Du temps des celtes gaulois, le pays de Bassigny était habité par les Lingons. Les romains y font passer la frontière entre les Lingons et les Leuques et César la prend comme délimitation entre la Gaule Celtique et la Gaule Belge. le pays fut ensuite envahi par les Alamans puis intégré au royaume Burgonde vers 460. Les Francs mérovingiens le disputent aux Francs rhénans en 534. En 587 le traité d'Andelot y fixe la frontière entre Burgondie et Austrasie. Au VIIème siècle, le Bassigny forme une seule province avec le Bolenois et l'Ornois, dirigée par Gondoin fortement opposé à Pépin de Herstal. Au VIIIème siècle le comte est Saint Gengoul (702-760) baron Bourguignon. en 843, au traité de Verdun, la frontière devient nord-sud et le comté formé du Bassigny, du Bolenois et du Barrois de l'Aube est intégré à la Lotharingie. En 880 il est rattaché au duché de Bourgogne. en 936 le Bassigny est conquis par Hugues le Grand, perdu et à nouveau soumis au duc de bourgogne Hugues le Grand. Jusqu'en 1005, les comtes nous sont connus. Ensuite le Bassigny est en partie conquis par le comte de Bar soit par mariage (Renaud II et Agnès de Champagne) ou par guerres (succession de Champagne en 1197).
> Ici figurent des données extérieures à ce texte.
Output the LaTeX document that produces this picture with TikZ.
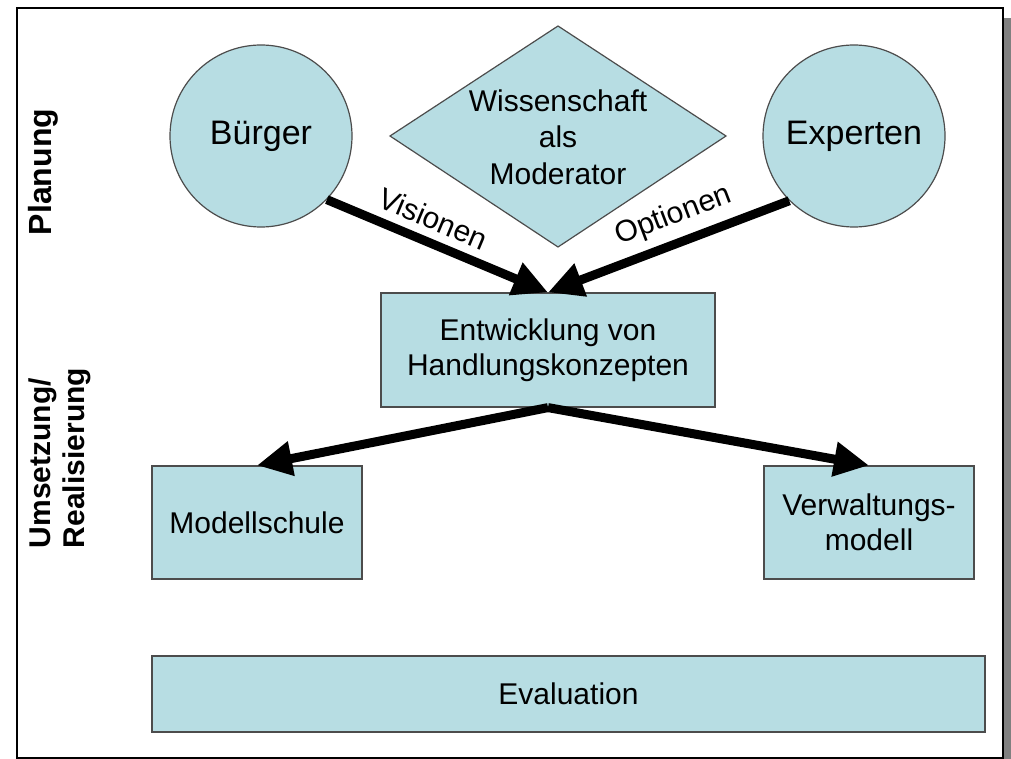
\documentclass[tikz,border=0pt]{standalone}
\usepackage{fontspec}
\setmainfont{Liberation Sans}
\usepackage{tikz}
\usetikzlibrary{arrows.meta,positioning,shapes.geometric}
\definecolor{boxfill}{RGB}{183,221,227}
\definecolor{shadowgray}{RGB}{128,128,128}

\begin{document}
\begin{tikzpicture}[x=1pt,y=-1pt,
    box/.style={draw=black!70, line width=1.2pt, fill=boxfill, inner sep=0pt, align=center, font=\fontsize{30}{35}\selectfont},
    person/.style={circle, draw=black!70, line width=1.2pt, fill=boxfill, minimum size=182pt, inner sep=0pt, font=\fontsize{34}{40}\selectfont},
    flow/.style={line width=9pt, -{Triangle[length=35pt,width=33pt]}},
    flowlabel/.style={sloped, above=5pt, pos=0.44, font=\fontsize{30}{36}\selectfont},
    phase/.style={rotate=90, align=left, font=\bfseries\fontsize{30}{34}\selectfont}]
    \useasboundingbox (0,0) rectangle (1011,759);

    % Frame with shadow
    \fill[shadowgray] (25,18) rectangle (1017,770);
    \draw[fill=white, line width=1.5pt] (17,8) rectangle (1003,758);

    % Phases
    \node[phase, font=\bfseries\fontsize{32}{34}\selectfont] (planung) at (43,172) {Planung};
    \node[phase] (umsetzung) at (60,458) {Umsetzung/\\Realisierung};

    % Actors
    \node[person] (buerger) at (261,136) {Bürger};
    \node[person] (experten) at (854,136) {Experten};

    % Moderator
    \draw[draw=black!70, line width=1.2pt, fill=boxfill] (558,26) -- (726,136) -- (558,247) -- (390,136) -- cycle;
    \node[align=center, font=\fontsize{30}{36.5}\selectfont] (wiss) at (558,137) {Wissenschaft\\als\\Moderator};

    % Concepts and realisation
    \node[box, minimum width=334pt, minimum height=114pt] (entw) at (548,350) {Entwicklung von\\Handlungskonzepten};
    \node[box, minimum width=210pt, minimum height=113pt] (modell) at (257,522.5) {Modellschule};
    \node[box, minimum width=210pt, minimum height=113pt] (verw) at (869,522.5) {Verwaltungs-\\modell};
    \node[box, minimum width=833pt, minimum height=76pt] (eval) at (568.5,694) {Evaluation};

    % Arrows
    \draw[flow] (buerger.-44) -- node[flowlabel] {Visionen} (entw.north);
    \draw[flow] (experten.-135) -- node[flowlabel] {Optionen} (entw.north);
    \draw[flow] (entw.south) -- (modell.north);
    \draw[flow] (entw.south) -- (verw.north);

\end{tikzpicture}
\end{document}
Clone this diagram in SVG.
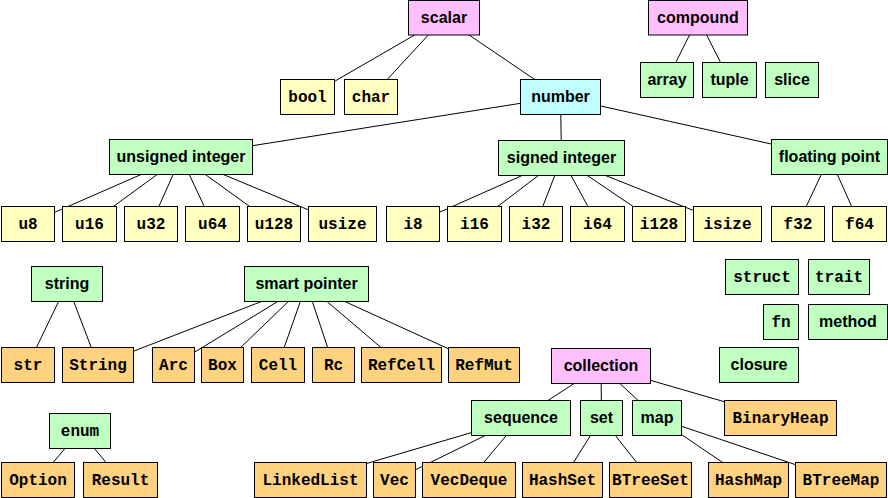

Cette partie appelée Barrois Mouvant était composée au XVIIIème des prévôtés de La Mothe, Bourmont, Conflans, Châtillon, la Marche, Gondrecourt et Saint-Thiébaut. Le Bassigny a donc fait partie dans son histoire alternativement de la Bourgogne, de la Champagne et de la Lorraine. C'est un pays de marche entre trois grandes puissances, première explication du mot "trois" de notre site.
En 1258 Le comte de Bar Thibaut II fortifie un promontoire qu'il vient de conquérir à la seigneurie de Joinville. La place est si bien choisie qu'elle va devenir de nombreuses années plus tard la ville la plus défendue de Lorraine après Nancy. Pendant la guerre de trente ans, en 1634, malgré ses 4000 soldats en défense, Richelieu emporte la ville au terme de 141 jours de siège. Rendue à la Lorraine, Mazarin finit par raser la place en 1645 après 205 jours de combats impitoyables. L'indépendance de la Lorraine est brisée préparant l'intégration définitive au royaume en 1766. La Mothe-en-Bassigny se situe près d'Outremécourt au bord du Mouzon.
Proche de la Mothe-en-Bassigny (flèche rouge) se trouve le château de Bourlémont (flèche verte) dont dépendait Vaucouleurs et le village natal de Jeanne d'Arc Domrémy-la-Pucelle. Comme Jeanne était sujette du duché de Bar, on en déduit que les seigneurs de Bourlémont étaient à l'époque vassaux du comte de Bar. En 1215, Joffroy de Brixey de Bourlémont (~1210-1268) épouse Sibylle de Saulxures amenant ce village au comté de Bar. On retrouve d'ailleurs Saulxures (flèche bleue) dans les possessions du duché au XVIIIème. C'est à cet endroit que se situe notre site des trois Senailles.
Une seconde explication géographique de notre mot "trois" se trouve dans le fait que tout proche (6 km), au lieu dit les Marchais se trouve un point géographique particulièrement remarquable puisqu'une goutte d'eau qui tombe à cet endroit peut couler vers la Méditerranée en empruntant la Saône, vers la Manche par la Marne ou vers la mer du Nord en suivant la Meuse.
Pratiquement au même endroit, des fouilles ont permis de mettre à jour une nécropole mérovingienne et une villa romaine conséquente avec des thermes privés. Un temple à Mercure devait se trouver sur le mont du même nom juste au dessus. Nous sommes en effet tout proche de la voie romaine de premier ordre, la voie Agrippa Lyon-Cologne qui permettait de relier la Méditerranée aux Limes du Rhin. Cette voie passait d'ailleurs au pied de la Mothe-en-Bassigny plus au nord. Cette même voie passe, à l'endroit de notre site, au pied d'un mont qui la surplombe, le fort de Dampierre. Ce fort de 1878 portant le nom de Pierre Magalotti, neveu présumé de Mazarin tué lors du siège de La Mothe occupe un point géographiquement stratégique et a fatalement été fortifié au détriment d'emplacements utilisé dans des temps plus anciens. Ce fort nous fournit la troisième explication que nous retiendrons pour définitive concernant notre site. En effet, les concepteurs de cette fortification se targuaient d'être en communication optique par le mont des Fourches (sur la commune de Lamarche, une autre possession du comte de Bar, flèche marron), avec le fort (proche du château éponyme) de Bourlémont. Voilà donc nos trois "Senailles" : Fort de Dampierre (bleu), Mont des Fourches (marron) et fort de Bourlémont (vert). "Senaille" désigne donc bien des postes de guets destinés à transmettre les alertes. Le toponyme doit dater de la période pro anglaise de Thiebaut II de Bar que nous fixerons à 1293, date du mariage de son fils Henri III avec Aliénor d'Angleterre. Du haut de la combe des trois Senailles, on peut apercevoir les trois sommets qui portent les "Senailles".